Life & Culture

In Pictures: Jonas Mekas’ New York Diaries

One year on from the filmmaker’s death, new book I Seem to Live: The New York Diaries 1950-1969, Volume 1 provides a whirlwind chronicle of his impact on the New York art scene

January 23 marks the one-year anniversary of the death of Jonas Mekas, known as “the godfather of American avant-garde cinema”. In celebration of his singular life, Spector Books will release I Seem to Live: The New York Diaries 1950-1969, Volume 1, a whirlwind chronicle of the Lithuanian-American artist’s transformative impact on the New York art scene. 

“Jonas was a very open-minded person, fast, very sharp, and at the same time,” says publisher Anne König who edited the book, which picks up where I Had Nowhere Left to Go, his extraordinary account of survival in a Nazi labour camp during World War II, left off. Writing was an instinct Mekas always possessed, a way to chart his life and make sense of it.

Working from a 2,000-page document spanning 60 years, Mekas shaped the diaries into a two-part series that offers a vibrant tour of the New York underground featuring stories of friends and colleagues such as Andy Warhol, The Velvet Underground, John Cage, John Lennon and Yoko Ono, George Maciunas, Barbara Rubin, Maya Deren, and Jack Smith, to name but a few.

“Jonas made no distinction between private and public – he was an author on multiple levels,” König says. “He could be a filmmaker, critic, frontman of the Film-Makers’ Cooperative, which he founded in 1962, fundraiser, film projectionist, ticket seller, poet, lover, and a great deal more.
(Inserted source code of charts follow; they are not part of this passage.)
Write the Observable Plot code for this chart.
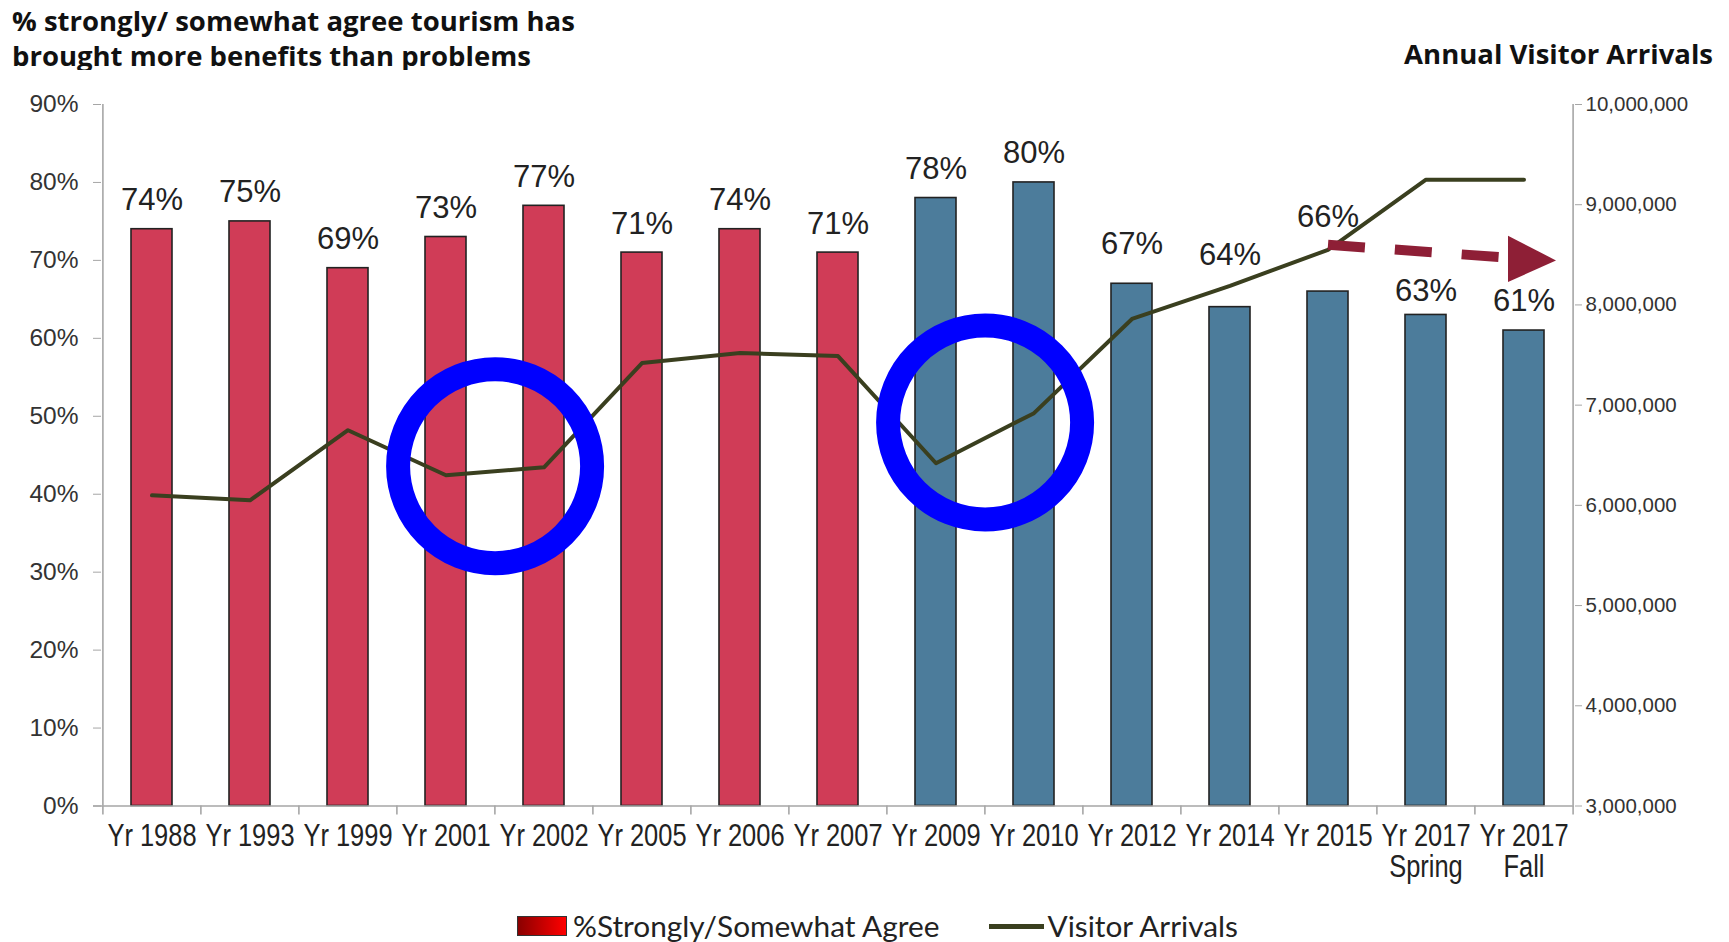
<!DOCTYPE html>
<html><head><meta charset="utf-8">
<script src="https://cdn.jsdelivr.net/npm/d3@7"></script>
<script src="https://cdn.jsdelivr.net/npm/@observablehq/plot@0.6"></script>
<style>
body{margin:0;background:#fff;}
#wrap{position:relative;width:1729px;height:942px;overflow:hidden;font-family:"Liberation Sans",Arial,sans-serif;color:#111;}
#title{position:absolute;left:12px;top:3px;font-family:"Open Sans","Noto Sans",sans-serif;font-weight:700;font-size:27.5px;line-height:35px;white-space:nowrap;}
#rtitle{position:absolute;right:16px;top:36px;font-family:"Open Sans","Noto Sans",sans-serif;font-weight:700;font-size:27.5px;line-height:35px;white-space:nowrap;}
#chart{position:absolute;left:0;top:70px;}
#legend{position:absolute;left:517px;top:911px;height:30px;line-height:30px;display:flex;align-items:center;font-family:Lato,"Liberation Sans",sans-serif;font-size:29.8px;color:#222;white-space:nowrap;}
.sw{width:48px;height:18px;border:1px solid #333;background:linear-gradient(90deg,#8a0000,#ff0000);margin-right:6px;}
.ln{width:55px;height:5px;background:#3a3f1f;margin:0 3px 0 50px;}
</style></head>
<body><div id="wrap">
<div id="title">% strongly/ somewhat agree tourism has<br>brought more benefits than problems</div>
<div id="rtitle">Annual Visitor Arrivals</div>
<div id="chart"></div>
<div id="legend"><div class="sw"></div><span>%Strongly/Somewhat Agree</span><div class="ln"></div><span>Visitor Arrivals</span></div>
</div>
<script>
const categories = ["Yr 1988","Yr 1993","Yr 1999","Yr 2001","Yr 2002","Yr 2005","Yr 2006","Yr 2007","Yr 2009","Yr 2010","Yr 2012","Yr 2014","Yr 2015","Yr 2017 Spring","Yr 2017 Fall"];
const agreePct = [74,75,69,73,77,71,74,71,78,80,67,64,66,63,61];
const colorGroup = ["pre","pre","pre","pre","pre","pre","pre","pre","post","post","post","post","post","post","post"];
const visitorArrivals = [6100000,6050000,6750000,6300000,6380000,7420000,7520000,7490000,6420000,6920000,7860000,8190000,8550000,9250000,9250000];
const labelNudge = [0,0,0,0,0,0,0,0,0,0,1.35,2.9,5.9,-0.6,0];
const leftTicks = [0,10,20,30,40,50,60,70,80,90];
const rightTicks = [3000000,4000000,5000000,6000000,7000000,8000000,9000000,10000000];
const circleAt = ["Yr 2001","Yr 2009"];
const circleLevel = [43.6,49.2];
const trendFrom = ["Yr 2015", 72.0];
const trendTo = ["Yr 2017 Fall", 70.2];

const W = 1729, H = 820, mL = 101, mR = 155, mT = 34, mB = 84.5;
const step = (W - mL - mR) / categories.length;
const rMin = 3000000, rMax = 10000000, pMax = 90;
const toPct = v => (v - rMin) / (rMax - rMin) * pMax;
const fromPct = p => rMin + p / pMax * (rMax - rMin);

const rows = categories.map((c, i) => ({
  category: c, agree: agreePct[i], group: colorGroup[i],
  arrivals: toPct(visitorArrivals[i]), labelY: agreePct[i] + labelNudge[i]
}));

const triangleRight = {
  draw(ctx, size) {
    const k = Math.sqrt(size / Math.PI);
    ctx.moveTo(2 * k, 0.1 * k);
    ctx.lineTo(-k, -1.45 * k);
    ctx.lineTo(-k, 1.45 * k);
    ctx.closePath();
  }
};

const axisGray = "#a6a6a6";
const chart = Plot.plot({
  width: W, height: H,
  marginLeft: mL, marginRight: mR, marginTop: mT, marginBottom: mB,
  style: {fontFamily: "'Liberation Sans', Arial, sans-serif", background: "#fff", overflow: "visible"},
  x: {type: "band", domain: categories, paddingInner: 0.58, paddingOuter: 0.29, axis: null},
  y: {domain: [0, pMax], axis: null},
  color: {domain: ["pre", "post"], range: ["#d03c57", "#4c7c9b"]},
  marks: [
    Plot.barY(rows, {x: "category", y: "agree", fill: "group", stroke: "#222", strokeWidth: 1.6}),
    Plot.ruleY([0], {stroke: axisGray, strokeWidth: 1.6, insetLeft: -8}),
    Plot.ruleX([categories[0]], {stroke: axisGray, strokeWidth: 1.6, dx: -step / 2}),
    Plot.ruleX([categories[categories.length - 1]], {stroke: axisGray, strokeWidth: 1.6, dx: step / 2}),
    Plot.ruleX(categories, {x: d => d, y1: 0, y2: 0, insetBottom: -9, dx: -step / 2, stroke: axisGray, strokeWidth: 1.6}),
    Plot.ruleX([categories[categories.length - 1]], {x: d => d, y1: 0, y2: 0, insetBottom: -9, dx: step / 2, stroke: axisGray, strokeWidth: 1.6}),
    Plot.axisY(leftTicks, {anchor: "left", tickSize: 8, tickPadding: 15, stroke: axisGray, fill: "#333", fontSize: 24.5, tickFormat: d => d + "%"}),
    Plot.axisY(rightTicks.map(toPct), {anchor: "right", tickSize: 7, tickPadding: 4, stroke: axisGray, fill: "#333", fontSize: 20.5, tickFormat: d => d3.format(",")(Math.round(fromPct(d)))}),
    Plot.axisX({tickSize: 0, tickPadding: 17.5, fontSize: 31, fill: "#222", lineHeight: 1.0, tickFormat: d => d.replace(/ (Spring|Fall)$/, "\n$1")}),
    Plot.text(rows, {x: "category", y: "labelY", text: d => d.agree + "%", dy: -29, fontSize: 31, fill: "#222"}),
    Plot.line(rows, {x: "category", y: "arrivals", stroke: "#3a3f1f", strokeWidth: 4}),
    Plot.link([0], {x1: () => trendFrom[0], y1: () => trendFrom[1], x2: () => trendTo[0], y2: () => trendTo[1], stroke: "#8e1f36", strokeWidth: 10, strokeDasharray: "37,30"}),
    Plot.dot([0], {x: () => trendTo[0], y: () => trendTo[1], r: 16, symbol: triangleRight, fill: "#8e1f36", stroke: "none"}),
    Plot.dot(circleAt.map((c, i) => ({c, y: circleLevel[i]})), {x: "c", y: "y", dx: step / 2, r: 97, fill: "none", stroke: "#0000ff", strokeWidth: 24})
  ]
});
document.getElementById("chart").appendChild(chart);
// condense the category labels (the reference uses a narrow face)
const condense = el => {
  const w = el.getComputedTextLength();
  if (w > 0) {
    el.setAttribute("textLength", (w * 0.82).toFixed(2));
    el.setAttribute("lengthAdjust", "spacingAndGlyphs");
  }
};
chart.querySelectorAll("text").forEach(t => {
  if (!t.textContent.startsWith("Yr")) return;
  const spans = t.querySelectorAll("tspan");
  if (spans.length) spans.forEach(condense); else condense(t);
});
</script>
</body></html>
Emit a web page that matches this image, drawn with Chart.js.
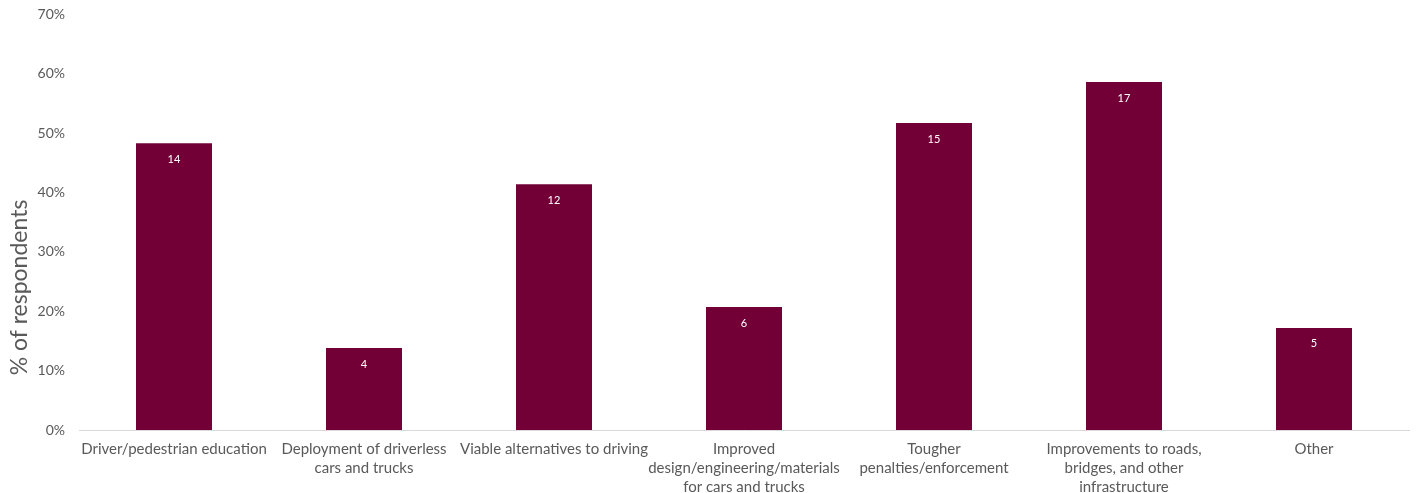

All these voices found their way into his notes, which he would not edit until right at the end of his life. His diaries resembles a work journal, the kind of literary montage we know from Brecht, pieced together from contemporary notes and documents.”

König notes that no changes were made to Mekas’ text; they appear as originally written, preserving the author’s crisp prose. In a June 14, 1958 entry, he rallies against the First Lady and all she represents about American culture: “I hate mammies, Mammie Eisenhower & all mammies... I hate the ideal good American wives, flat, moon-faced, as they look at the camera, cutting into the birthday cakes, stepping down from the airplanes, caressing the cows.”

Instead, Mekas adored those willing to do whatever was necessary in search of the unvarnished truth about life. “Jonas believed in independent film – until the end. It was his chosen path and he had to walk it. He became a star,” König says.

“I remember a book premiere in Paris in a small bookstore where the space was too small and the audience had to move outside. It was still cold in March. Hundreds of people listened to what Jonas had to say on the street. Young people in particular asked him how they could find their place in life. He always said that they should follow their instincts. He was a master at it.”

I Seem to Live: The New York Diaries 1950-1969, Volume 1 will launch on Sunday, January 26, 2020 at 3:00pm at Anthology Film Archives in New York with readings by poet and writer Vyt Bakaitis, filmmakers Chuck Smith, Florence and Ken Jacobs, followed by the screening of a new restoration of Mekas’s first feature film, Guns of the Trees (1961).